§ Written problem:
Retype, please, the listing from its opening line through the line that contains "plt.rcParams['font.family'] = ['Liberation", both included, without the pictures.
○ ○ ○
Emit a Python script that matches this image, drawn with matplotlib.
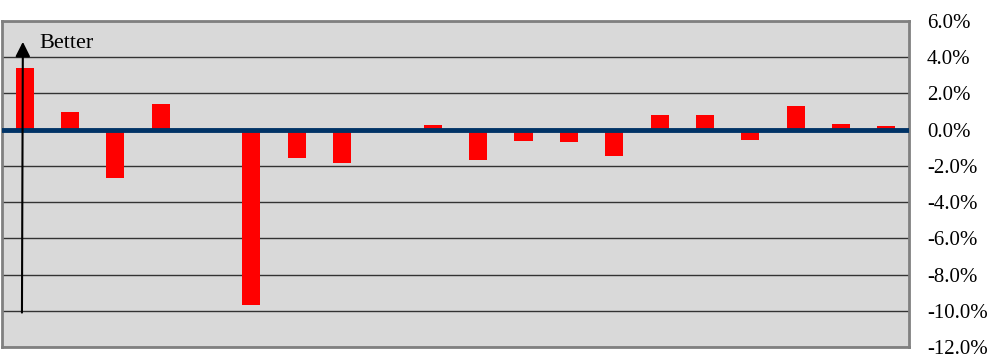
import matplotlib.pyplot as plt
import numpy as np
from matplotlib.ticker import FuncFormatter

# bar values in percent, 20 slots (zero = no bar)
values = [3.4, 1.0, -2.65, 1.4, 0.0, -9.7, -1.55, -1.85, 0.0, 0.25,
          -1.7, -0.6, -0.67, -1.45, 0.82, 0.82, -0.55, 1.28, 0.29, 0.23]
y_ticks = [6, 4, 2, 0, -2, -4, -6, -8, -10, -12]

plt.rcParams['font.family'] = ['Liberation Serif', 'DejaVu Serif']

fig = plt.figure(figsize=(10.02, 3.55), dpi=100)
ax = fig.add_axes([2 / 1002, 8 / 355, 907 / 1002, 326 / 355])
ax.set_facecolor('#D9D9D9')

x = np.arange(len(values))
ax.bar(x, values, width=0.4, color='#FF0000', zorder=3)
ax.axhline(0, color='#003366', linewidth=3.5, zorder=4)

ax.set_xlim(-0.5, len(values) - 0.5)
ax.set_ylim(-12, 6)
ax.set_yticks(y_ticks)
ax.yaxis.set_major_formatter(FuncFormatter(lambda v, p: f"{v:.1f}%"))
ax.yaxis.tick_right()
ax.tick_params(axis='y', length=0, pad=13, labelsize=15)
ax.set_xticks([])
ax.grid(axis='y', color='#333333', linewidth=1, zorder=1)

for s in ax.spines.values():
    s.set_color('#808080')
    s.set_linewidth(2)

# "Better" arrow
ax.annotate('', xy=(-0.04, 4.85), xytext=(-0.06, -10.1),
            arrowprops=dict(arrowstyle='-|>', color='black', lw=1.5,
                            mutation_scale=22, shrinkA=0, shrinkB=0), zorder=5)
ax.text(0.33, 4.5, 'Better', fontsize=16, va='baseline', ha='left', zorder=5)

fig.savefig('out.png', dpi=100)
○ ○ ○
§ Answer below:
Emit a Python script that matches this image, drawn with matplotlib.
import matplotlib.pyplot as plt
import numpy as np
from matplotlib.ticker import FuncFormatter

# bar values in percent, 20 slots (zero = no bar)
values = [3.4, 1.0, -2.65, 1.4, 0.0, -9.7, -1.55, -1.85, 0.0, 0.25,
          -1.7, -0.6, -0.67, -1.45, 0.82, 0.82, -0.55, 1.28, 0.29, 0.23]
y_ticks = [6, 4, 2, 0, -2, -4, -6, -8, -10, -12]

plt.rcParams['font.family'] = ['Liberation Serif', 'DejaVu Serif']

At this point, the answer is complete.